С одной стороны, здесь Белинский говорит о Руссо как о человеке и сравнивает его с Достоевским-человеком; с другой стороны, важно, что его представление о личности Руссо формируется из чтения «Исповеди». Белинский, как и Достоевский, как и другие русские читатели «Исповеди», полагает, что Жан-Жак, повествователь в этом произведении, идентичен автору. Достоевский, чтобы читатели не отождествляли его с повествователями-писателями в его произведениях, говорящими от первого лица, или дает им другие имена, или отделяет себя от них с помощью вымышленного персонажа, например редактора.

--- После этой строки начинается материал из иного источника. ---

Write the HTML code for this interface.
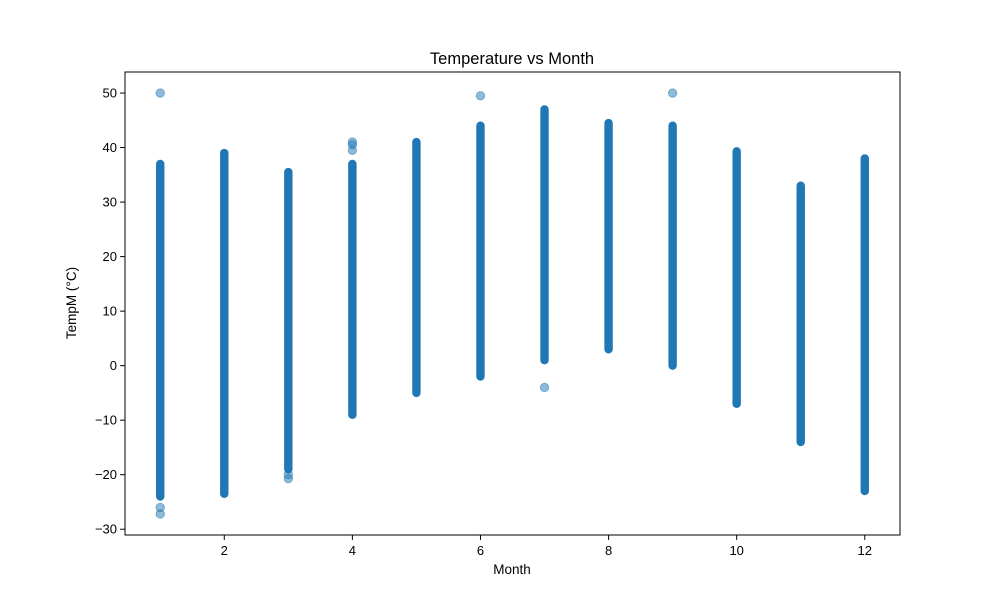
<!DOCTYPE html>
<html><head><meta charset="utf-8"><style>
body{margin:0;background:#fff}
svg{display:block;font-family:"Liberation Sans","DejaVu Sans",sans-serif}
</style></head><body>
<svg id="chart" width="1000" height="600" viewBox="0 0 1000 600">
<rect x="0" y="0" width="1000" height="600" fill="#fff"/>
<g id="marks"></g>
<rect x="125" y="72" width="775" height="463" fill="none" stroke="#000" stroke-width="1"/>
<g id="xticks"></g>
<g id="yticks"></g>
<text x="512" y="64" text-anchor="middle" font-size="16.5">Temperature vs Month</text>
<text x="512" y="574" text-anchor="middle" font-size="13.5">Month</text>
<text transform="translate(76,303) rotate(-90)" text-anchor="middle" font-size="13.5">TempM (°C)</text>
</svg>
<script>
const months = [1,2,3,4,5,6,7,8,9,10,11,12];
const monthMin = [-24,-23.5,-19,-9,-5,-2,1,3,0,-7,-14,-23];
const monthMax = [37,39,35.5,37,41,44,47,44.5,44,39.3,33,38];
const outlierMonths = [1,1,1,3,3,4,4,4,6,7,9];
const outlierTemps = [50,-26,-27.2,-20,-20.7,39.5,40.5,41,49.5,-4,50];
const xTicks = [2,4,6,8,10,12];
const yTicks = [-30,-20,-10,0,10,20,30,40,50];

const L=125,R=900,T=72,B=535;
const xMin=0.45,xMax=12.55,yMin=-31.06,yMax=53.86;
const xs=v=>L+(v-xMin)/(xMax-xMin)*(R-L);
const ys=v=>B-(v-yMin)/(yMax-yMin)*(B-T);
const NS="http://www.w3.org/2000/svg";
const marks=document.getElementById('marks');
const col="#1f77b4", rad=4.2;

months.forEach((m,i)=>{
  const r=document.createElementNS(NS,'rect');
  const y1=ys(monthMax[i]), y2=ys(monthMin[i]);
  r.setAttribute('x',xs(m)-rad); r.setAttribute('width',rad*2);
  r.setAttribute('y',y1-rad); r.setAttribute('height',y2-y1+rad*2);
  r.setAttribute('rx',rad); r.setAttribute('fill',col);
  
  
  marks.appendChild(r);
});
outlierMonths.forEach((m,i)=>{
  const c=document.createElementNS(NS,'circle');
  c.setAttribute('cx',xs(m)); c.setAttribute('cy',ys(outlierTemps[i]));
  c.setAttribute('r',rad); c.setAttribute('fill',col); c.setAttribute('fill-opacity',0.5);
  c.setAttribute('stroke',col); c.setAttribute('stroke-opacity',0.5);
  
  
  marks.appendChild(c);
});
const xg=document.getElementById('xticks');
xTicks.forEach(v=>{
  const l=document.createElementNS(NS,'line');
  l.setAttribute('x1',xs(v));l.setAttribute('x2',xs(v));l.setAttribute('y1',B);l.setAttribute('y2',B+4.9);
  l.setAttribute('stroke','#000');
  
  
  xg.appendChild(l);
  const t=document.createElementNS(NS,'text');
  t.setAttribute('x',xs(v));t.setAttribute('y',B+20);t.setAttribute('text-anchor','middle');t.setAttribute('font-size','13');
  t.textContent=v;
  
  
  xg.appendChild(t);
});
const yg=document.getElementById('yticks');
yTicks.forEach(v=>{
  const l=document.createElementNS(NS,'line');
  l.setAttribute('x1',L-4.9);l.setAttribute('x2',L);l.setAttribute('y1',ys(v));l.setAttribute('y2',ys(v));
  l.setAttribute('stroke','#000');
  
  
  yg.appendChild(l);
  const t=document.createElementNS(NS,'text');
  t.setAttribute('x',L-8);t.setAttribute('y',ys(v)+4.5);t.setAttribute('text-anchor','end');t.setAttribute('font-size','13');
  t.textContent=v<0?'\u2212'+Math.abs(v):v;
  
  
  yg.appendChild(t);
});
</script>
</body></html>
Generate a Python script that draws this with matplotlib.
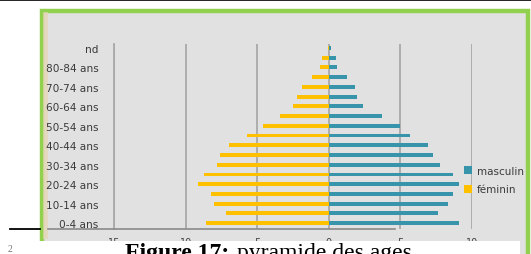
import matplotlib
matplotlib.use("Agg")
import matplotlib.pyplot as plt
from matplotlib.patches import Rectangle
from matplotlib.lines import Line2D

# age groups, bottom to top
categories = ["0-4 ans", "5-9 ans", "10-14 ans", "15-19 ans", "20-24 ans",
              "25-29 ans", "30-34 ans", "35-39 ans", "40-44 ans", "45-49 ans",
              "50-54 ans", "55-59 ans", "60-64 ans", "65-69 ans", "70-74 ans",
              "75-79 ans", "80-84 ans", "85 ans et +", "nd"]
masculin = [9.1, 7.6, 8.3, 8.7, 9.1, 8.7, 7.8, 7.3, 6.9, 5.7,
            5.0, 3.7, 2.4, 2.0, 1.8, 1.3, 0.6, 0.5, 0.15]
feminin = [8.6, 7.2, 8.0, 8.2, 9.1, 8.7, 7.8, 7.6, 7.0, 5.7,
           4.6, 3.4, 2.5, 2.2, 1.9, 1.2, 0.6, 0.5, 0.05]
shown_labels = ["0-4 ans", "10-14 ans", "20-24 ans", "30-34 ans", "40-44 ans",
                "50-54 ans", "60-64 ans", "70-74 ans", "80-84 ans", "nd"]
x_ticks = [-15, -10, -5, 0, 5, 10]

W, H = 531, 255
fig = plt.figure(figsize=(W / 100, H / 100), dpi=100)
fig.patch.set_facecolor("white")

def fx(px):
    return px / W

def fy(py):
    return 1 - py / H

# document rule on top
fig.add_artist(Line2D([0, 1], [fy(1), fy(1)], color="black", lw=1.2, zorder=5))

# green frame with grey inside
fig.add_artist(Rectangle((fx(41.5), fy(262)), fx(486.5), 250.5 / H, facecolor="#e1e1e1",
                         edgecolor="#92d050", lw=3.2, zorder=-2))
fig.add_artist(Rectangle((fx(43), fy(240)), fx(5), 227 / H, facecolor="#e6d6b2",
                         edgecolor="none", alpha=0.7, zorder=-1))

ax = fig.add_axes([fx(114), fy(230), fx(472 - 114), (230 - 45) / H])
ax.patch.set_visible(False)

y = list(range(len(categories)))
neg_fem = [-v for v in feminin]
ax.barh(y, masculin, height=0.4, color="#3794aa", label="masculin", zorder=3)
ax.barh(y, neg_fem, height=0.4, color="#ffc000", label="féminin", zorder=3)

ax.set_xlim(-15, 10)
ax.set_ylim(-0.6, 18.4)
ax.set_xticks(x_ticks)
ax.set_xticklabels([str(abs(t)) for t in x_ticks], fontsize=7, color="#404040")
ax.set_yticks([categories.index(c) for c in shown_labels])
ax.set_yticklabels(shown_labels, fontsize=7.6, color="#3a3a3a")
ax.tick_params(axis="y", length=0, pad=11)
ax.tick_params(axis="x", length=0, pad=6)
ax.grid(axis="x", color="#a9a9a9", lw=1.3, zorder=0)
for s in ["top", "right", "bottom"]:
    ax.spines[s].set_visible(False)
ax.spines["left"].set_color("#a9a9a9")
ax.spines["left"].set_linewidth(1.3)

ax.legend(loc="center left", bbox_to_anchor=(fx(459), fy(181)),
          bbox_transform=fig.transFigure, frameon=False, fontsize=7.5,
          handlelength=0.75, handleheight=0.75, handletextpad=0.5,
          labelspacing=0.85, borderpad=0, labelcolor="#3a3a3a")

# darker base line and left document rule
fig.add_artist(Line2D([fx(48), fx(395)], [fy(230), fy(230)], color="#8a8a8a", lw=1.2, zorder=5))
fig.add_artist(Line2D([fx(10), fx(40)], [fy(230), fy(230)], color="black", lw=1.3, zorder=5))

# caption band, cut at the bottom
fig.add_artist(Rectangle((0, 0), fx(520), 13.5 / H, facecolor="white",
                         edgecolor="none", zorder=8))
fig.text(fx(125), fy(259), "Figure 17:", family="Liberation Serif", weight="bold",
         fontsize=17, zorder=9)
fig.text(fx(237), fy(259), "pyramide des ages", family="Liberation Serif",
         fontsize=17, zorder=9)
fig.text(fx(8), fy(252), "2", family="Liberation Serif", fontsize=7,
         color="#777777", zorder=9)

fig.savefig("out.png", dpi=100)
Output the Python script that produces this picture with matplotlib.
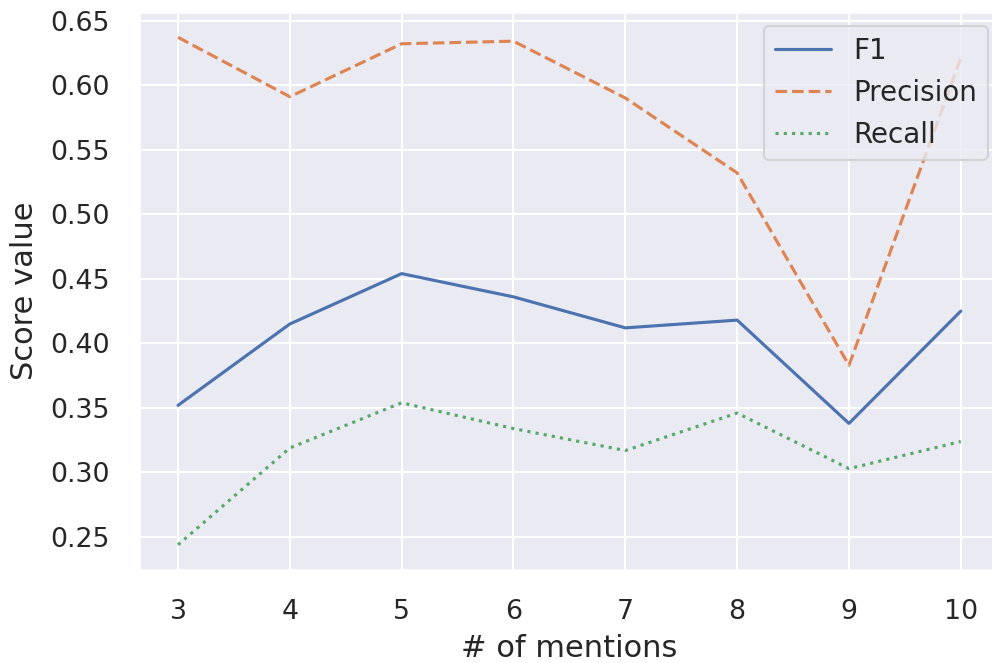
import numpy as np
import seaborn as sns
from matplotlib import pyplot as plt

mentions = [3, 4, 5, 6, 7, 8, 9, 10]
f1 = [0.352, 0.415, 0.454, 0.436, 0.412, 0.418, 0.338, 0.425]
precision = [0.637, 0.591, 0.632, 0.634, 0.590, 0.532, 0.383, 0.621]
recall = [0.244, 0.319, 0.354, 0.334, 0.317, 0.346, 0.303, 0.324]

sns.set_theme(style='darkgrid', context='talk')
plt.rcParams.update({
    'xtick.labelsize': 19.25,
    'ytick.labelsize': 19.25,
    'axes.labelsize': 22,
    'legend.fontsize': 20,
    'xtick.major.pad': 12,
    'ytick.major.pad': 12,
    'lines.linewidth': 2.25,
    'grid.linewidth': 1.5,
})

fig, ax = plt.subplots(figsize=(9.92, 6.63), dpi=100)
ax.plot(mentions, f1, label='F1', linestyle='-')
ax.plot(mentions, precision, label='Precision', linestyle='--')
ax.plot(mentions, recall, label='Recall', linestyle=':')
ax.set_xlabel('# of mentions', labelpad=6)
ax.set_ylabel('Score value', labelpad=8)
ax.legend(loc='upper right', bbox_to_anchor=(1.002, 1.0))

plt.subplots_adjust(left=0.140, right=1.008, top=0.982, bottom=0.140)
plt.savefig('out.png')
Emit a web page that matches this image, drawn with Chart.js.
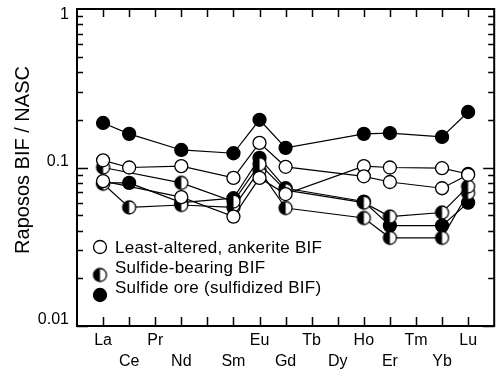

«Исповедь» Руссо, основополагающий для Нового времени пример жанра, действительно полна самооправданий и, особенно в поздних частях, жалоб на современников. В этом отношении это несбалансированное и даже раздражающее произведение, но это не значит, что в ней не изображены подлинные страсти и тревоги отдельного человека. Возможно, в своей открытости «Исповедь» честнее любого произведения Достоевского, ей подражающего. Рене Жирар в своей блестящей и эксцентричной книге о Достоевском помещает Руссо и Достоевского в литературный проект того времени, назвав его «романтическим манихейством», где последекартовское человеческое «я» желает для себя Божественности и в то же время продолжает ждать одобрения и поддержки от других.
Литература мобилизуется в конфликте Я и Другого, начиная играть оправдательную роль, которую мы всё еще отмечаем в ней в наше время. Руссо подтверждает, что, вооруженный «Исповедью», он предстанет перед высшим трибуналом. Книга Жизни вытесняется книгой его жизни[445].
Жирар восхищается Достоевским, потому что он, в отличие от Руссо в «Исповеди», сопротивляется искушению самопрославления, и мы можем быть уверены, что Достоевский действительно в этом смысле отделял себя от Руссо. В критических работах о Достоевском и Руссо внимание сосредоточено на различии между ними в этом отношении и, следовательно, на мнимом моральном превосходстве русского автора. Исключение составляет Жак Катто, признающий вклад Руссо в грандиозный художественный проект Достоевского, отдельные произведения которого стали лишь частичной его реализацией:
Он принял подход Руссо. <…> Он вернулся в детство героя, чтобы осветить тайну человека, начав с девственной страницы, где должны быть написаны первые буквы, то есть где возможности его безграничны. Он предвидел историю его жизни так, чтобы человек мог признать и увидеть бесконечные возможности опыта и духовного выбора в том виде, в каком они были сделаны и подготовлены[446].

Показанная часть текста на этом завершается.